High iNOS mRNA and protein localization during late pregnancy suggest a role for nitric oxide in mouse pubic symphysis relaxation.

Remodeling and relaxation of the mouse pubic symphysis (PS) are central events in parturition. The mouse PS remodels in a hormone-controlled process that involves the modification of the fibrocartilage into an interpubic ligament (IpL), followed by its relaxation prior to parturition. It is recognized that nitric oxide synthase (NOS) and consequently nitric oxide (NO) generation play important roles in extracellular matrix modification, and may promote cytoskeleton changes that contribute to the remodeling of connective tissue, which precedes the onset of labor. To our knowledge, no studies thus far have investigated inducible nitric oxide synthase (iNOS) expression, protein localization, and NO generation in the mouse PS during pregnancy.

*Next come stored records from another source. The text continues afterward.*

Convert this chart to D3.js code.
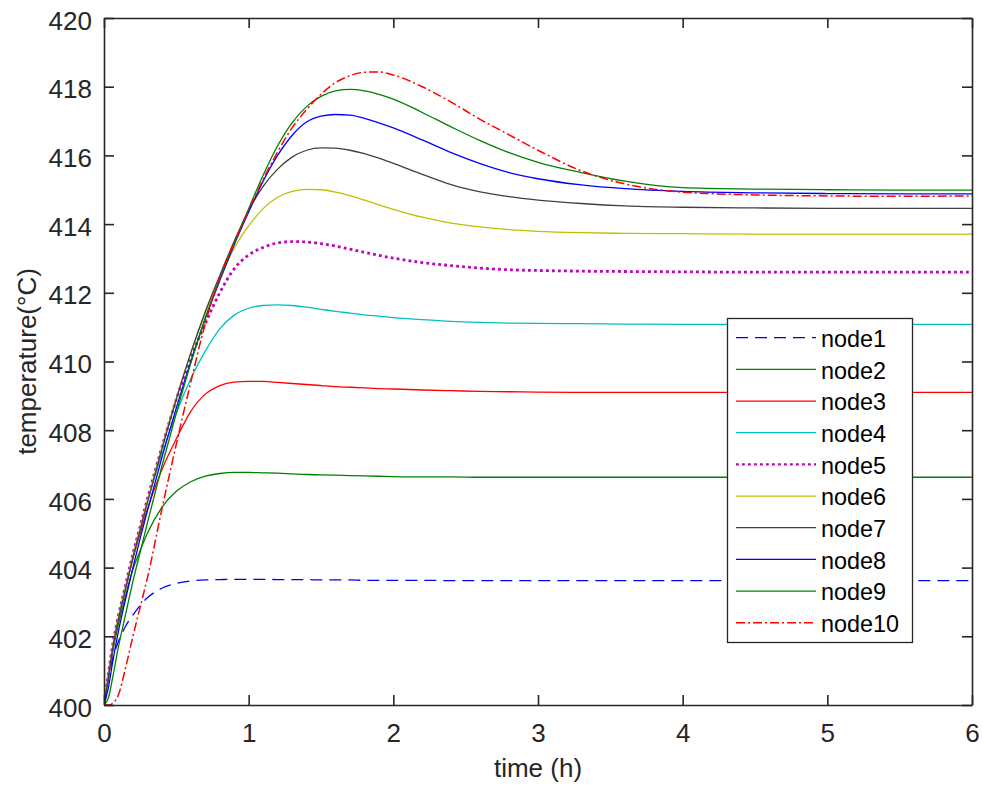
<!DOCTYPE html>
<html>
<head>
<meta charset="utf-8">
<script src="https://cdn.jsdelivr.net/npm/d3@7"></script>
<style>
  body { margin: 0; background: #fff; }
  svg { display: block; font-family: "Liberation Sans", Arial, Helvetica, sans-serif; }
</style>
</head>
<body>
<figure id="chart" style="margin:0"></figure>
<script>
// time axis (h), shared by every node
const timeH = [0, 0.03, 0.06, 0.1, 0.15, 0.2, 0.25, 0.3, 0.4, 0.5, 0.6, 0.7, 0.8, 0.9, 1.0,
  1.1, 1.2, 1.3, 1.4, 1.5, 1.6, 1.7, 1.8, 1.9, 2.0, 2.2, 2.4, 2.6, 2.8, 3.0,
  3.3, 3.6, 4.0, 4.5, 5.0, 5.5, 6.0];

// temperature (°C)
const node1 = [400, 400.75, 401.35, 401.85, 402.3, 402.62, 402.9, 403.12, 403.4, 403.54, 403.61, 403.64, 403.65, 403.66, 403.66,
  403.66, 403.65, 403.65, 403.65, 403.64, 403.64, 403.64, 403.63, 403.63, 403.63, 403.63, 403.62, 403.62, 403.62, 403.62,
  403.62, 403.62, 403.62, 403.62, 403.62, 403.62, 403.62];
const node2 = [400, 400.8, 401.55, 402.35, 403.2, 403.95, 404.5, 405.0, 405.75, 406.22, 406.5, 406.66, 406.74, 406.77, 406.77,
  406.76, 406.75, 406.73, 406.71, 406.7, 406.69, 406.68, 406.67, 406.66, 406.65, 406.64, 406.64, 406.63, 406.63, 406.63,
  406.63, 406.63, 406.63, 406.63, 406.63, 406.63, 406.63];
const node3 = [400, 400.8, 401.6, 402.5, 403.4, 404.25, 405.0, 405.7, 406.85, 407.75, 408.55, 409.05, 409.3, 409.4, 409.42,
  409.42, 409.39, 409.36, 409.33, 409.3, 409.27, 409.25, 409.23, 409.21, 409.2, 409.17, 409.15, 409.13, 409.12, 409.11,
  409.1, 409.1, 409.1, 409.1, 409.1, 409.1, 409.1];
const node4 = [400, 400.85, 401.65, 402.55, 403.45, 404.3, 405.1, 405.9, 407.3, 408.5, 409.5, 410.3, 410.95, 411.35, 411.55,
  411.63, 411.65, 411.63, 411.58, 411.52, 411.46, 411.41, 411.36, 411.32, 411.28, 411.22, 411.17, 411.14, 411.12, 411.11,
  411.1, 411.09, 411.08, 411.08, 411.08, 411.08, 411.08];
const node5 = [400, 400.9, 401.75, 402.6, 403.5, 404.4, 405.2, 406.0, 407.5, 408.9, 410.1, 411.1, 412.0, 412.7, 413.1,
  413.32, 413.45, 413.49, 413.48, 413.43, 413.36, 413.27, 413.18, 413.09, 413.01, 412.88, 412.79, 412.72, 412.67, 412.65,
  412.63, 412.62, 412.61, 412.6, 412.6, 412.6, 412.6];
const node6 = [400, 400.85, 401.7, 402.55, 403.45, 404.35, 405.15, 405.95, 407.5, 408.95, 410.25, 411.4, 412.4, 413.3, 413.95,
  414.45, 414.78, 414.95, 415.01, 415.0, 414.93, 414.83, 414.7, 414.56, 414.43, 414.2, 414.03, 413.92, 413.84, 413.79,
  413.75, 413.73, 413.72, 413.71, 413.71, 413.71, 413.71];
const node7 = [400, 400.8, 401.65, 402.5, 403.4, 404.3, 405.1, 405.9, 407.45, 408.9, 410.25, 411.45, 412.5, 413.5, 414.4,
  415.1, 415.6, 415.95, 416.15, 416.22, 416.21, 416.15, 416.05, 415.92, 415.77, 415.45, 415.15, 414.94, 414.8, 414.7,
  414.6, 414.53, 414.49, 414.47, 414.46, 414.46, 414.46];
const node8 = [400, 400.5, 401.25, 402.15, 403.1, 404.0, 404.85, 405.65, 407.2, 408.65, 410.0, 411.25, 412.35, 413.4, 414.35,
  415.25, 416.0, 416.58, 416.97, 417.14, 417.19, 417.17, 417.08, 416.95, 416.8, 416.45, 416.08, 415.76, 415.5, 415.32,
  415.14, 415.03, 414.95, 414.91, 414.89, 414.88, 414.88];
const node9 = [400, 400.2, 400.8, 401.7, 402.65, 403.6, 404.45, 405.3, 406.95, 408.5, 409.95, 411.25, 412.4, 413.45, 414.45,
  415.42, 416.28, 416.95, 417.42, 417.72, 417.88, 417.92, 417.88, 417.78, 417.64, 417.25, 416.83, 416.43, 416.08, 415.8,
  415.5, 415.25, 415.06, 415.02, 415.0, 414.99, 414.99];
const node10 = [400, 400.0, 400.05, 400.3, 401.1, 402.0, 402.85, 403.7, 405.7, 407.6, 409.4, 411.1, 412.45, 413.45, 414.4,
  415.3, 416.1, 416.8, 417.33, 417.78, 418.12, 418.32, 418.42, 418.43, 418.34, 418.0, 417.55, 417.05, 416.6, 416.15,
  415.55, 415.17, 414.93, 414.85, 414.82, 414.81, 414.82];

const seriesNames = ["node1", "node2", "node3", "node4", "node5", "node6", "node7", "node8", "node9", "node10"];
const xTicks = [0, 1, 2, 3, 4, 5, 6];
const yTicks = [400, 402, 404, 406, 408, 410, 412, 414, 416, 418, 420];

// matlab-ish line specs, one per node
const lineStyles = [
  { color: "#0000ff", width: 1.3, dash: "12,7" },
  { color: "#008000", width: 1.3, dash: null },
  { color: "#ff0000", width: 1.3, dash: null },
  { color: "#00bfbf", width: 1.3, dash: null },
  { color: "#bf00bf", width: 2.8, dash: "2.8,3.2" },
  { color: "#bfbf00", width: 1.3, dash: null },
  { color: "#404040", width: 1.3, dash: null },
  { color: "#0000ff", width: 1.3, dash: null },
  { color: "#008000", width: 1.3, dash: null },
  { color: "#ff0000", width: 1.5, dash: "9,3,2,3" }
];

const width = 982;
const height = 788;
const margin = { top: 18, right: 10, bottom: 83, left: 104 };
const axisColor = "#262626";

const nodes = [node1, node2, node3, node4, node5, node6, node7, node8, node9, node10];
const series = seriesNames.map((name, i) => ({
  name: name,
  points: timeH.map((t, j) => ({ t: t, v: nodes[i][j] })),
  style: lineStyles[i]
}));

const svg = d3.select("figure#chart")
  .append("svg")
  .attr("width", width)
  .attr("height", height);

const x = d3.scaleLinear().domain([0, 6]).range([margin.left, width - margin.right]);
const y = d3.scaleLinear().domain([400, 420]).range([height - margin.bottom, margin.top]);

svg.append("defs").append("clipPath").attr("id", "plotclip")
  .append("rect")
  .attr("x", x(0)).attr("y", y(420))
  .attr("width", x(6) - x(0)).attr("height", y(400) - y(420));

// lines
const line = d3.line()
  .x(d => x(d.t))
  .y(d => y(d.v))
  .curve(d3.curveMonotoneX);

svg.append("g")
  .attr("clip-path", "url(#plotclip)")
  .selectAll("path")
  .data(series)
  .enter()
  .append("path")
  .attr("d", d => line(d.points))
  .attr("fill", "none")
  .attr("stroke", d => d.style.color)
  .attr("stroke-width", d => d.style.width)
  .attr("stroke-dasharray", d => d.style.dash);

// axes, ticks point inward like matlab's box
function styleAxis(g) {
  g.selectAll(".domain").attr("stroke", axisColor).attr("stroke-width", 1.6);
  g.selectAll(".tick line").attr("stroke", axisColor).attr("stroke-width", 1.6);
  g.selectAll(".tick text").attr("fill", axisColor).style("font-size", "26px");
}

svg.append("g")
  .attr("transform", "translate(0," + y(400) + ")")
  .call(d3.axisBottom(x).tickValues(xTicks).tickSize(-10).tickSizeOuter(0).tickPadding(19).tickFormat(d3.format("d")))
  .call(styleAxis)
  .attr("font-family", null);

svg.append("g")
  .attr("transform", "translate(" + x(0) + ",0)")
  .call(d3.axisLeft(y).tickValues(yTicks).tickSize(-10).tickSizeOuter(0).tickPadding(12).tickFormat(d3.format("d")))
  .call(styleAxis)
  .attr("font-family", null)
  .selectAll(".tick text").attr("dy", "0.43em");

svg.append("g")
  .attr("transform", "translate(0," + y(420) + ")")
  .call(d3.axisTop(x).tickValues(xTicks).tickSize(-10).tickSizeOuter(0).tickFormat(""))
  .call(styleAxis);

svg.append("g")
  .attr("transform", "translate(" + x(6) + ",0)")
  .call(d3.axisRight(y).tickValues(yTicks).tickSize(-10).tickSizeOuter(0).tickFormat(""))
  .call(styleAxis);

// axis titles
svg.append("text")
  .attr("x", (x(0) + x(6)) / 2)
  .attr("y", 777)
  .attr("text-anchor", "middle")
  .attr("fill", axisColor)
  .style("font-size", "26px")
  .text("time (h)");

svg.append("text")
  .attr("transform", "translate(36," + (y(400) + y(420)) / 2 + ") rotate(-90)")
  .attr("text-anchor", "middle")
  .attr("fill", axisColor)
  .style("font-size", "26px")
  .text("temperature(°C)");

// legend
const legendBox = { x: 727.5, y: 318.5, w: 185, h: 324 };
const legendRow = d3.scaleLinear().domain([0, seriesNames.length - 1]).range([337.7, 622.7]);

const legend = svg.append("g");
legend.append("rect")
  .attr("x", legendBox.x).attr("y", legendBox.y)
  .attr("width", legendBox.w).attr("height", legendBox.h)
  .attr("fill", "#fff")
  .attr("stroke", axisColor)
  .attr("stroke-width", 1.3);

const item = legend.selectAll("g.item")
  .data(series)
  .enter()
  .append("g")
  .attr("class", "item")
  .attr("transform", (d, i) => "translate(0," + legendRow(i) + ")");

item.append("line")
  .attr("x1", 736).attr("x2", 816)
  .attr("stroke", d => d.style.color)
  .attr("stroke-width", d => Math.min(d.style.width, 2.2))
  .attr("stroke-dasharray", d => d.style.dash);

item.append("text")
  .attr("x", 821)
  .attr("dy", "0.4em")
  .attr("fill", "#000")
  .style("font-size", "23.4px")
  .text(d => d.name);
</script>
</body>
</html>
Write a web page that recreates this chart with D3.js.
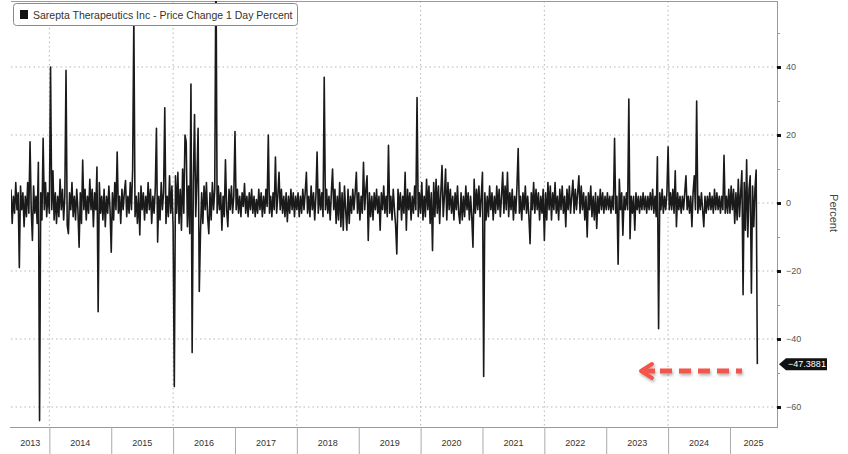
<!DOCTYPE html>
<html><head><meta charset="utf-8">
<script src="https://cdn.jsdelivr.net/npm/d3@7"></script>
<style>
html,body{margin:0;padding:0;background:#fff;}
svg{display:block;font-family:"Liberation Sans",Arial,sans-serif;}
</style></head>
<body><svg id="chart" width="848" height="454"></svg>
<script>
// ---- data (approx. weekly 1-day % changes) ----
const seriesName = "Sarepta Therapeutics Inc - Price Change 1 Day Percent";
const lastValue = -47.3881;
const yearLabels = ["2013","2014","2015","2016","2017","2018","2019","2020","2021","2022","2023","2024","2025"];
const yTicks = [40,20,0,-20,-40,-60];
const yMinorTicks = [50,30,10,-10,-30,-50];
const gridYears = [2014,2016,2018,2020,2022,2024];

const chg2013 = [4,-6,2,-3,6,-2,3,-19,5,-2,3,-7,2,-4,6,-3,18,-2,-11,5,-3,2,-6,12,-64,3,-5,19,-2,6,-4,3];
const chg2014 = [-3,40,-2,9.5,-5,3,-6,2,-4,7,-2,4,-5,2,39,-6.5,-9,3,-2,6,-4,2,-5,4,-2,-13,3,-6,12.6,-2,4,-5,2,-3,7,-2,4,-7,3,-2,10.6,-32,6,-3,2,-5,4,-7,2,-3,5,-2];
const chg2015 = [-14.5,3,-5,6,-2,15,-3,2,-6,4,-2,3,6.6,-4,2,-3,6,-2,10,55,-4,2,-6,3,-9.4,5,-2,3,-5,2,-3,6,-2,4,-6,2,-3,4,22,-11.5,2,-5,6,-2,3,28,-6,2,-4,8,-3,5];
const chg2016 = [-7,-54,8,-3,9,-6,4,-8,10,-3,20,18,-7,5,-9,35,-44,6,26,-4,7,22,-26,-9,3,-6,5,-2,6,-4,-9,3,-5,6,-2,4,73,-3,5,-2,3,-8,2,-4,12.7,-2,-7,4,-2,5,-3,2];
const chg2017 = [21,-2,4,-3,2,-4,3,-1,5.7,-3,2,-4,3,-2,4,-3,2,-4,1,-3,4,-2,3,-4,2,-3,4,-1,20,-3,2,-4,3,-2,13.5,-3,2,9,-2,4,-3,2,-4,3,-5.5,2,-3,4,-2,3,-4,2];
const chg2018 = [-2,3,-4,2,-3,4,-2,3,9,-3,2,-4,5,-2,3,-5,2,15,-3,4,-2,3,-4,37,-2,4,-3,2,-5,3,10,-2,4,-6,2,-5,6,-7,3,-8,5,-2,-8,4,-6,2,-3,4,-2,3,9,-3];
const chg2019 = [3,-5,2,-3,12,-2,4,8,-11,3,-4,2,-5,3,-2,4,-3,2,-8,3,-2,5,-3,2,-4,17,-3,2,-5,4,-2,-6.5,-15,4,-2,3,-5,2,-3,9,-8,4,-2,3,-5,2,-3,5,-2,31,-4,3];
const chg2020 = [-3,6,-5,2,-4,7,-2,5,-6,3,-14,6,-4,7,-3,5,-6,3,11,-4,2,10,-5,6,-2,4,-3,2,-5,3,-2,5,-3,-6,3,-5,2,-4,5,-2,3,-5,2,-4,-13,7,-3,4,-2,5,-4,2];
const chg2021 = [9,-51,3,-5,2,-4,5,-2,3,-5,2,-3,5,-2,4,-4,2,9,-3,5,-2,9,-4,3,-2,4,-5,2,-3,5,16,-3,2,-5,3,-2,5,-3,2,-4,-12,3,-2,6,-3,4,-2,3,-5,2,-3,4];
const chg2022 = [-11,3,-5,6,-2,5,-5,3,-2,6,-3,2,-5,4,-2,5,-3,2,-7,4,-2,5,-3,2,6.7,-3,4,-2,3,8,-3,5,-2,3,-5,2,-10,3,-2,5,-4,2,-5,3,-7.5,2,-3,4,-2,3,-3,2];
const chg2023 = [-2,3,-2,2,-3,2,-2,19,-3,2,-18,7,-2,3,-9.5,2,-2,3,-2,30.6,-10.5,2,-3,2,-8,3,-2,2,-3,2,-2,3,-2,2,-3,2,-2,3,-2,4,-3,2,-4,13.6,-37,3,-2,4,-3,2,-2,3];
const chg2024 = [16.5,-2,3,-2,4,-3,9.5,-7,3,-2,2,-3,2,-2,3,8,-2,2,-3,2,-7,3,8,-2,30,-3,2,-2,3,-2,-7,2,-3,2,-2,3,-2,2,-3,4,-2,3,-2,2,-3,2,-2,14,-3,2,-3,4];
const chg2025 = [-3,5,-2,4,-6,3,-5,7,-4,3,9.5,-27,6,-8,12.7,-10,4,8,-26.5,5,-7,4,9.7,lastValue];

const yearSeries = [
  {start:2013.38, vals:chg2013},{start:2014, vals:chg2014},{start:2015, vals:chg2015},
  {start:2016, vals:chg2016},{start:2017, vals:chg2017},{start:2018, vals:chg2018},
  {start:2019, vals:chg2019},{start:2020, vals:chg2020},{start:2021, vals:chg2021},
  {start:2022, vals:chg2022},{start:2023, vals:chg2023},{start:2024, vals:chg2024},
  {start:2025, vals:chg2025}
];
const data = [];
yearSeries.forEach(s => s.vals.forEach((v,i) => data.push({t:s.start + i/52, v:v})));

// ---- layout ----
const L = 11, R = 777, T = 1, B = 427;
const svg = d3.select("#chart");
const x = d3.scaleLinear().domain([2013.38, 2025.76]).range([L, R]);
const y = d3.scaleLinear().domain([-65.88, 59.41]).range([B, T]);

svg.append("defs").append("clipPath").attr("id","plotclip")
  .append("rect").attr("x",L).attr("y",T).attr("width",R-L).attr("height",B-T);

// grid
const grid = svg.append("g");
grid.selectAll(".hg").data(yTicks).join("line")
  .attr("x1",L).attr("x2",R).attr("y1",d=>y(d)).attr("y2",d=>y(d))
  .attr("stroke","#b5b5b5").attr("stroke-width",1).attr("stroke-dasharray","1.5,3");
grid.selectAll(".vg").data(gridYears).join("line")
  .attr("x1",d=>x(d)).attr("x2",d=>x(d)).attr("y1",T).attr("y2",B)
  .attr("stroke","#b5b5b5").attr("stroke-width",1).attr("stroke-dasharray","1.5,3");

// frame
svg.append("line").attr("x1",L).attr("x2",R+1).attr("y1",T+0.5).attr("y2",T+0.5).attr("stroke","#9a9a9a");
svg.append("line").attr("x1",R+0.5).attr("x2",R+0.5).attr("y1",T).attr("y2",B).attr("stroke","#9a9a9a");
svg.append("line").attr("x1",L-1).attr("x2",R+1).attr("y1",B+0.5).attr("y2",B+0.5).attr("stroke","#9a9a9a");

// series line
const line = d3.line().x(d=>x(d.t)).y(d=>y(d.v));
svg.append("path").datum(data).attr("clip-path","url(#plotclip)")
  .attr("d",line).attr("fill","none").attr("stroke","#1a1a1a").attr("stroke-width",1.6)
  .attr("stroke-linejoin","round");

// right y axis
const yAxis = d3.axisRight(y).tickValues(yTicks).tickSize(4).tickPadding(5).tickFormat(d3.format("d"));
const ya = svg.append("g").attr("transform",`translate(${R},0)`).call(yAxis);
ya.select(".domain").remove();
ya.selectAll(".tick line").attr("stroke","#111").attr("stroke-width",3);
ya.selectAll(".tick text").attr("fill","#555").attr("font-size","9px")
  .attr("font-family","Liberation Sans, Arial, sans-serif");
const yAxisMinor = d3.axisRight(y).tickValues(yMinorTicks).tickSize(3).tickFormat("");
const ym = svg.append("g").attr("transform",`translate(${R},0)`).call(yAxisMinor);
ym.select(".domain").remove();
ym.selectAll(".tick line").attr("stroke","#999");

svg.append("text").attr("transform","translate(830,213) rotate(90)")
  .attr("text-anchor","middle").attr("font-size","11px").attr("fill","#444").text("Percent");

// bottom x axis (year bands)
const bounds = d3.range(2014, 2026);
svg.append("g").selectAll("line").data(bounds).join("line")
  .attr("x1",d=>x(d)+0.5).attr("x2",d=>x(d)+0.5).attr("y1",B).attr("y2",454)
  .attr("stroke","#aaa");
svg.append("g").selectAll("text").data(yearLabels).join("text")
  .attr("x",(d,i)=>{ const a = Math.max(+d, 2013.38), b = Math.min(+d+1, 2025.76); return x((a+b)/2); })
  .attr("y",446).attr("text-anchor","middle").attr("font-size","9px").attr("fill","#333")
  .text(d=>d);

// last value label
const ly = y(lastValue);
const lab = svg.append("g");
lab.append("path").attr("d",`M${R+2},${ly} L${R+9},${ly-6} L${R+50},${ly-6} L${R+50},${ly+6} L${R+9},${ly+6} Z`)
  .attr("fill","#111");
lab.append("text").attr("x",R+30).attr("y",ly+3.3).attr("text-anchor","middle")
  .attr("font-size","9px").attr("fill","#fff").text(d3.format(".4f")(lastValue));

// red dashed arrow
const defs = svg.select("defs");
const f = defs.append("filter").attr("id","sh").attr("x","-20%").attr("y","-50%").attr("width","140%").attr("height","200%");
f.append("feDropShadow").attr("dx",1).attr("dy",2).attr("stdDeviation",1.5).attr("flood-color","#000").attr("flood-opacity",0.3);
const arr = svg.append("g").attr("filter","url(#sh)");
arr.append("line").attr("x1",660).attr("x2",742).attr("y1",371).attr("y2",371)
  .attr("stroke","#f2544c").attr("stroke-width",5).attr("stroke-dasharray","12,7");
arr.append("path").attr("d","M652,364 L641,371 L652,378").attr("fill","none")
  .attr("stroke","#f2544c").attr("stroke-width",4).attr("stroke-linecap","round").attr("stroke-linejoin","round");
arr.append("line").attr("x1",642).attr("x2",655).attr("y1",371).attr("y2",371)
  .attr("stroke","#f2544c").attr("stroke-width",5);

// legend
const lg = svg.append("g");
lg.append("rect").attr("x",13.5).attr("y",3.5).attr("width",284).attr("height",22).attr("rx",3)
  .attr("fill","#fff").attr("stroke","#8a8a8a");
lg.append("rect").attr("x",20).attr("y",10).attr("width",8).attr("height",9).attr("fill","#111");
lg.append("text").attr("x",33).attr("y",18.5).attr("font-size","10.5px").attr("fill","#333")
  .text(seriesName);
</script></body></html>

In this work, we used a combination of the immunolocalization of iNOS, its relative mRNA expression, and NO production to examine the possible involvement of iNOS in remodeling and relaxation of the mouse IpL during late pregnancy. The presence of iNOS was observed in chondrocytes and fibroblast-like cells in the interpubic tissues. In addition, iNOS mRNA and NO production were higher during preterm labor on Day 19 of pregnancy (D19) than NO production on D18 or in virgin groups. The significant increase in iNOS mRNA expression and NO generation from the partially relaxed IpL at D18 to the completely relaxed IpL at D19 may indicate that NO plays an important role in late pregnancy during relaxation of the mouse IpL.

Recovery of the pubic symphysis on primiparous young and multiparous senescent mice at postpartum.

It has been observed that parturition has a significant effect on female skeletal architecture and that age alters musculoskeletal tissues and their functions. We therefore hypothesized that multiparity affects the recovery of the pubic symphysis in senescent mice at postpartum and the morphology of the interpubic tissues. The pubic symphysis of primiparous young, virgin senescent (VS) and multiparous senescent (MS) Swiss mice was examined by light microscopy, transmission electron microscopy, morphometric analysis and immunohistochemistry. The mouse pubic symphysis was remodeled during the first pregnancy: the cellular phenotype and morphology changed to ensure a structurally safe birth canal, followed by recovery of the interpubic articulation after birth. The morphology of the pubic symphysis in the VS group was maintained in a state similar to that observed in virgin young mice. In contrast, MS mice exhibited an interpubic ligament characterized by extended fibrocyte-like cells, an opened interpubic articulation gap, compacted and thin collagen fibrils and scarce galectin-3-positive cells. Thus, we found that the cellular and extracellular characteristics of the pubic symphysis were altered by multiparity in senescent mice. These particular tissue characteristics of the MS group might be associated with an impaired recovery process at postpartum. Thus, a better understanding of the alterations that occur in the birth canal, including the pubic symphysis, due to multiparity in reproductively aged mice may contribute to our comprehension of the biological mechanisms that modify the skeleton and pelvic ligaments and even play a role in the murine model of pelvic organ prolapse.